Originally published in 1965. The Supreme Court's momentous school
desegregation decision of 1954 was a postmortem victory for Albion
Tourgee. Just fifty-eight years earlier this once-famous
carpetbagger's attack on segregation was crushed in the case of
Plessy v. Ferguson. His legal defeat in 1896 typified his
frustrated but prophetic career. Tourgee was an idealistic Union
veteran who ventured south in 1865. As an advocate of civil rights,
political equality, free schools, and penal reform, he was elected
to North Carolina's Constitutional Convention of 1868. Olsen
records both the fierce struggles and the impressive
accomplishments that filled Tourgee's fourteen years in the South.
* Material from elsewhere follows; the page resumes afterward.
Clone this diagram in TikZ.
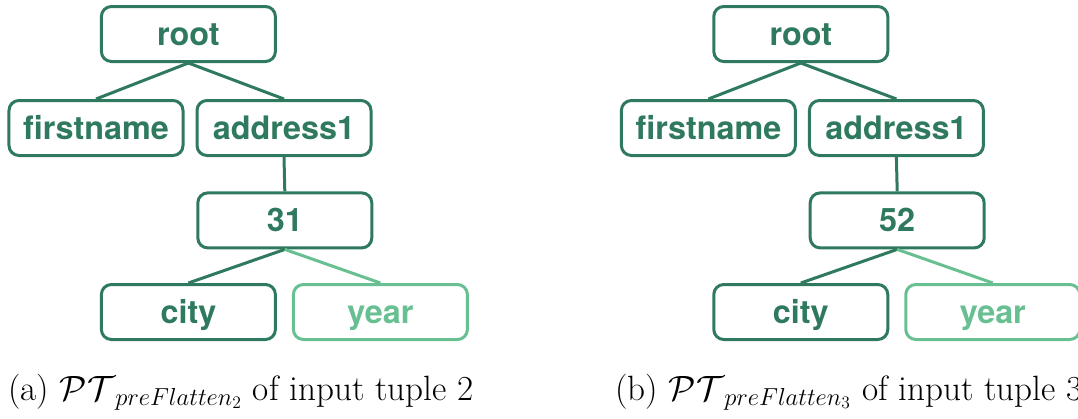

With the collapse of the Southern experiment, Tourgee was inspired
to turn to fiction to express his convictions. A Fool's Errand by
One of the Fools and Bricks without Straw were classics of their
day, providing absorbing accounts and defenses of radical
Reconstruction. In 1879 Tourgee went north, where he renewed and
extended his crusade for Negro equality by writing, lecturing, and
lobbying. For many years he was the most militant and persistent
advocate of racial equality in the nation. He was also a vigorous
critic of the industrial age, demanding the utilization of federal
power in behalf of equality, democracy, and economic justice.